Goal of the exercise
Repeat every line of the data exactly, but not the pictures.

Recorded data
## START

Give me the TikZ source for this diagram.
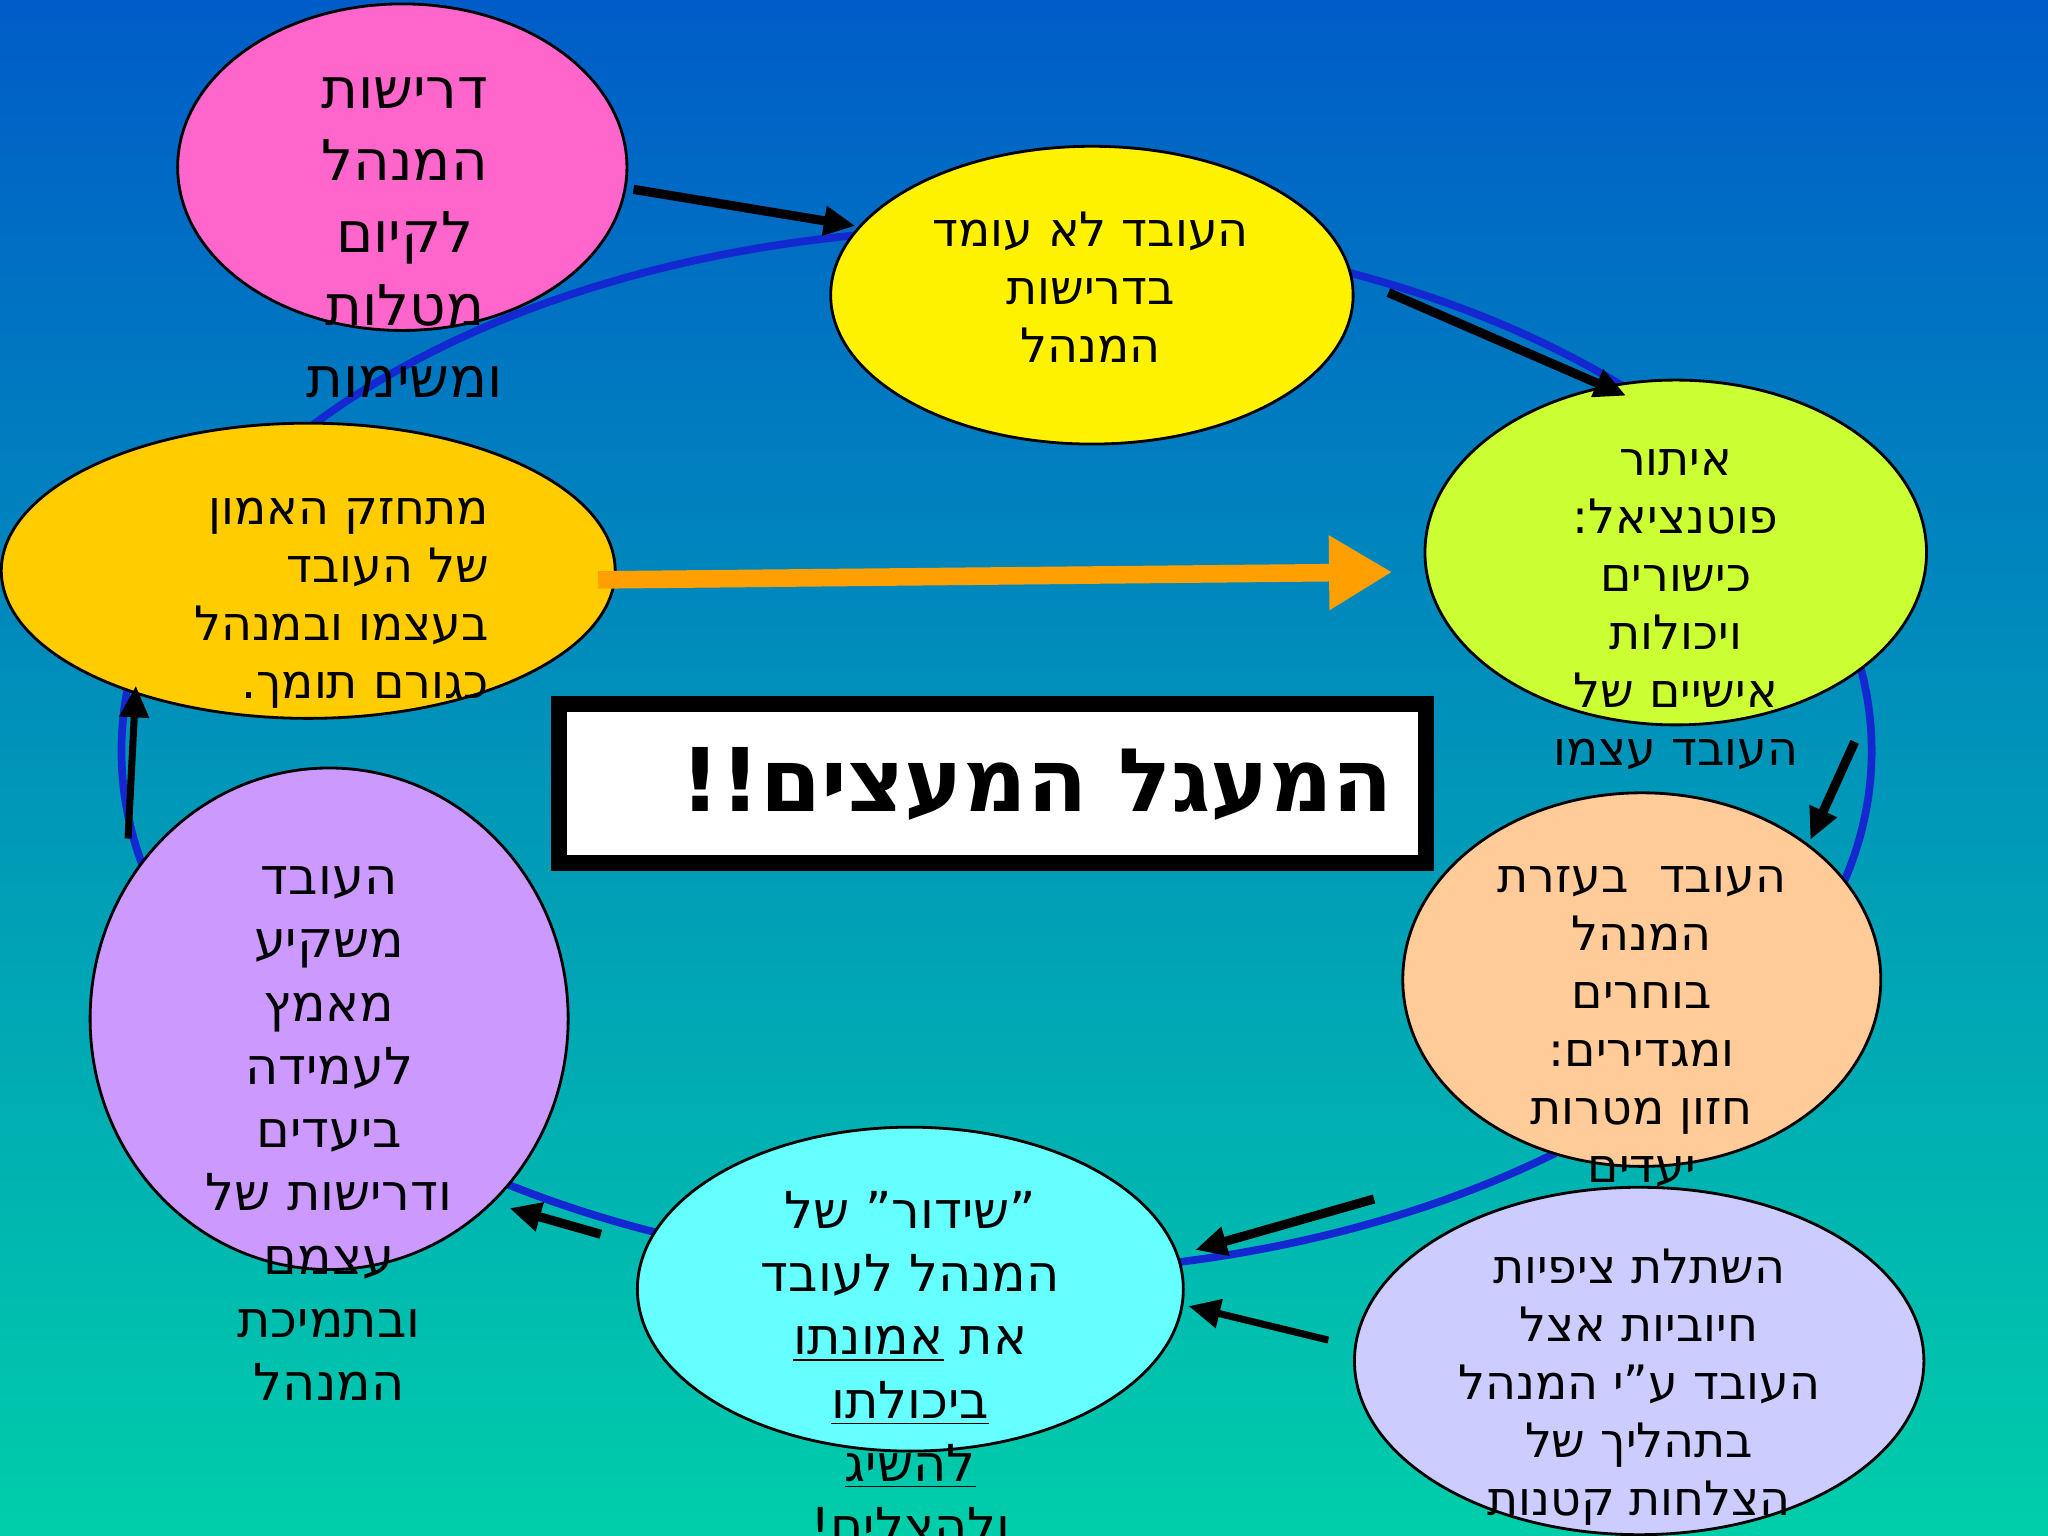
\documentclass[tikz,border=0pt]{standalone}
\usepackage{fontspec}
\setmainfont{DejaVu Sans}
\TeXXeTstate=1
\usetikzlibrary{arrows.meta}
\definecolor{bgtop}{RGB}{0,92,200}
\definecolor{bgbot}{RGB}{0,206,170}
\definecolor{ringc}{RGB}{20,40,210}
\definecolor{cpink}{RGB}{255,102,204}
\definecolor{clime}{RGB}{204,255,51}
\definecolor{cpeach}{RGB}{255,204,153}
\definecolor{clav}{RGB}{204,204,255}
\definecolor{ccyan}{RGB}{102,255,255}
\definecolor{cpurp}{RGB}{204,153,255}
\definecolor{corng}{RGB}{255,204,0}
\definecolor{carr}{RGB}{255,160,0}
\newcommand{\RL}[1]{\beginR #1\endR}
\begin{document}
\begin{tikzpicture}[x=0.01306cm,y=-0.01306cm,
  bub/.style={draw=black,line width=0.8pt},
  txt/.style={align=center,font=\fontsize{13.5}{16.5}\selectfont,text=black},
  arr/.style={-{Triangle[length=9pt,width=8pt]},line width=2.6pt,black}]
\useasboundingbox (0,0) rectangle (1568,1176);
\shade[top color=bgtop,bottom color=bgbot] (0,0) rectangle (1568,1176);
\draw[line width=2.2pt,ringc] (763,575) ellipse [x radius=670,y radius=400];
\path[bub,fill=cpink] (308,128) ellipse [x radius=172,y radius=125];
\path[bub,fill=yellow] (836,226) ellipse [x radius=200,y radius=114];
\path[bub,fill=clime] (1283,423) ellipse [x radius=192,y radius=132];
\path[bub,fill=cpeach] (1257,750) ellipse [x radius=183,y radius=143];
\path[bub,fill=clav] (1255,1042) ellipse [x radius=218,y radius=133];
\path[bub,fill=ccyan] (697,987) ellipse [x radius=209,y radius=124];
\path[bub,fill=cpurp] (252,780) ellipse [x radius=183,y radius=192];
\path[bub,fill=corng] (236,437) ellipse [x radius=235,y radius=113];
\node[txt,font=\fontsize{16}{20.5}\selectfont] (t1) at (310,182) {\RL{דרישות}\\\RL{המנהל}\\\RL{לקיום}\\\RL{מטלות}\\\RL{ומשימות}};
\node[txt] (t2) at (835,220) {\RL{העובד לא עומד}\\\RL{בדרישות}\\\RL{המנהל}};
\node[txt] (t3) at (1283,467) {\RL{איתור}\\\RL{פוטנציאל:}\\\RL{כישורים}\\\RL{ויכולות}\\\RL{אישיים של}\\\RL{העובד עצמו}};
\node[txt] (t4) at (1257,786) {\RL{העובד\ \ בעזרת}\\\RL{המנהל}\\\RL{בוחרים}\\\RL{ומגדירים:}\\\RL{חזון מטרות}\\\RL{יעדים}};
\node[txt] (t5) at (1255,1062) {\RL{השתלת ציפיות}\\\RL{חיוביות אצל}\\\RL{העובד ע"י המנהל}\\\RL{בתהליך של}\\\RL{הצלחות קטנות}};
\node[txt,font=\fontsize{14.5}{18}\selectfont] (t6) at (697,1050) {\RL{"שידור" של}\\\RL{המנהל לעובד}\\\RL{את \underline{אמונתו}}\\\RL{\underline{ביכולתו}}\\\RL{\underline{להשיג}}\\\RL{\underline{ולהצליח!}}};
\node[txt,font=\fontsize{14.5}{18}\selectfont] (t7) at (252,868) {\RL{העובד}\\\RL{משקיע}\\\RL{מאמץ}\\\RL{לעמידה}\\\RL{ביעדים}\\\RL{ודרישות של}\\\RL{עצמם}\\\RL{ובתמיכת}\\\RL{המנהל}};
\node[txt,align=right,anchor=east] (t8) at (384,462) {\RL{מתחזק האמון}\\\RL{של העובד}\\\RL{בעצמו ובמנהל}\\\RL{כגורם תומך.}};
\node[draw=black,line width=4.5pt,fill=white,minimum width=8.67cm,minimum height=1.59cm] (box) at (760,600) {};
\node[anchor=east,font=\fontsize{25}{30}\selectfont\bfseries] (ttl) at (1076,600) {\RL{המעגל המעצים!!}};
\coordinate (a1s) at (485,145); \coordinate (a1e) at (655,173);
\coordinate (a2s) at (1063,224); \coordinate (a2e) at (1245,303);
\coordinate (a3s) at (1420,568); \coordinate (a3e) at (1386,643);
\coordinate (a4s) at (1052,918); \coordinate (a4e) at (915,957);
\coordinate (a5s) at (1017,1026); \coordinate (a5e) at (910,1000);
\coordinate (a6s) at (460,945); \coordinate (a6e) at (390,925);
\coordinate (a7s) at (98,642); \coordinate (a7e) at (104,525);
\coordinate (aos) at (458,444); \coordinate (aoe) at (1066,438);
\draw[arr] (a1s) -- (a1e);
\draw[arr] (a2s) -- (a2e);
\draw[arr] (a3s) -- (a3e);
\draw[arr] (a4s) -- (a4e);
\draw[arr,line width=2pt] (a5s) -- (a5e);
\draw[arr] (a6s) -- (a6e);
\draw[arr,line width=2pt] (a7s) -- (a7e);
\draw[-{Triangle[length=18pt,width=20pt]},line width=5pt,carr] (aos) -- (aoe);
\end{tikzpicture}
\end{document}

## END

Solved exercise
Give me the TikZ source for this diagram.
\documentclass[tikz,border=0pt]{standalone}
\usepackage{fontspec}
\setmainfont{DejaVu Sans}
\TeXXeTstate=1
\usetikzlibrary{arrows.meta}
\definecolor{bgtop}{RGB}{0,92,200}
\definecolor{bgbot}{RGB}{0,206,170}
\definecolor{ringc}{RGB}{20,40,210}
\definecolor{cpink}{RGB}{255,102,204}
\definecolor{clime}{RGB}{204,255,51}
\definecolor{cpeach}{RGB}{255,204,153}
\definecolor{clav}{RGB}{204,204,255}
\definecolor{ccyan}{RGB}{102,255,255}
\definecolor{cpurp}{RGB}{204,153,255}
\definecolor{corng}{RGB}{255,204,0}
\definecolor{carr}{RGB}{255,160,0}
\newcommand{\RL}[1]{\beginR #1\endR}
\begin{document}
\begin{tikzpicture}[x=0.01306cm,y=-0.01306cm,
  bub/.style={draw=black,line width=0.8pt},
  txt/.style={align=center,font=\fontsize{13.5}{16.5}\selectfont,text=black},
  arr/.style={-{Triangle[length=9pt,width=8pt]},line width=2.6pt,black}]
\useasboundingbox (0,0) rectangle (1568,1176);
\shade[top color=bgtop,bottom color=bgbot] (0,0) rectangle (1568,1176);
\draw[line width=2.2pt,ringc] (763,575) ellipse [x radius=670,y radius=400];
\path[bub,fill=cpink] (308,128) ellipse [x radius=172,y radius=125];
\path[bub,fill=yellow] (836,226) ellipse [x radius=200,y radius=114];
\path[bub,fill=clime] (1283,423) ellipse [x radius=192,y radius=132];
\path[bub,fill=cpeach] (1257,750) ellipse [x radius=183,y radius=143];
\path[bub,fill=clav] (1255,1042) ellipse [x radius=218,y radius=133];
\path[bub,fill=ccyan] (697,987) ellipse [x radius=209,y radius=124];
\path[bub,fill=cpurp] (252,780) ellipse [x radius=183,y radius=192];
\path[bub,fill=corng] (236,437) ellipse [x radius=235,y radius=113];
\node[txt,font=\fontsize{16}{20.5}\selectfont] (t1) at (310,182) {\RL{דרישות}\\\RL{המנהל}\\\RL{לקיום}\\\RL{מטלות}\\\RL{ומשימות}};
\node[txt] (t2) at (835,220) {\RL{העובד לא עומד}\\\RL{בדרישות}\\\RL{המנהל}};
\node[txt] (t3) at (1283,467) {\RL{איתור}\\\RL{פוטנציאל:}\\\RL{כישורים}\\\RL{ויכולות}\\\RL{אישיים של}\\\RL{העובד עצמו}};
\node[txt] (t4) at (1257,786) {\RL{העובד\ \ בעזרת}\\\RL{המנהל}\\\RL{בוחרים}\\\RL{ומגדירים:}\\\RL{חזון מטרות}\\\RL{יעדים}};
\node[txt] (t5) at (1255,1062) {\RL{השתלת ציפיות}\\\RL{חיוביות אצל}\\\RL{העובד ע"י המנהל}\\\RL{בתהליך של}\\\RL{הצלחות קטנות}};
\node[txt,font=\fontsize{14.5}{18}\selectfont] (t6) at (697,1050) {\RL{"שידור" של}\\\RL{המנהל לעובד}\\\RL{את \underline{אמונתו}}\\\RL{\underline{ביכולתו}}\\\RL{\underline{להשיג}}\\\RL{\underline{ולהצליח!}}};
\node[txt,font=\fontsize{14.5}{18}\selectfont] (t7) at (252,868) {\RL{העובד}\\\RL{משקיע}\\\RL{מאמץ}\\\RL{לעמידה}\\\RL{ביעדים}\\\RL{ודרישות של}\\\RL{עצמם}\\\RL{ובתמיכת}\\\RL{המנהל}};
\node[txt,align=right,anchor=east] (t8) at (384,462) {\RL{מתחזק האמון}\\\RL{של העובד}\\\RL{בעצמו ובמנהל}\\\RL{כגורם תומך.}};
\node[draw=black,line width=4.5pt,fill=white,minimum width=8.67cm,minimum height=1.59cm] (box) at (760,600) {};
\node[anchor=east,font=\fontsize{25}{30}\selectfont\bfseries] (ttl) at (1076,600) {\RL{המעגל המעצים!!}};
\coordinate (a1s) at (485,145); \coordinate (a1e) at (655,173);
\coordinate (a2s) at (1063,224); \coordinate (a2e) at (1245,303);
\coordinate (a3s) at (1420,568); \coordinate (a3e) at (1386,643);
\coordinate (a4s) at (1052,918); \coordinate (a4e) at (915,957);
\coordinate (a5s) at (1017,1026); \coordinate (a5e) at (910,1000);
\coordinate (a6s) at (460,945); \coordinate (a6e) at (390,925);
\coordinate (a7s) at (98,642); \coordinate (a7e) at (104,525);
\coordinate (aos) at (458,444); \coordinate (aoe) at (1066,438);
\draw[arr] (a1s) -- (a1e);
\draw[arr] (a2s) -- (a2e);
\draw[arr] (a3s) -- (a3e);
\draw[arr] (a4s) -- (a4e);
\draw[arr,line width=2pt] (a5s) -- (a5e);
\draw[arr] (a6s) -- (a6e);
\draw[arr,line width=2pt] (a7s) -- (a7e);
\draw[-{Triangle[length=18pt,width=20pt]},line width=5pt,carr] (aos) -- (aoe);
\end{tikzpicture}
\end{document}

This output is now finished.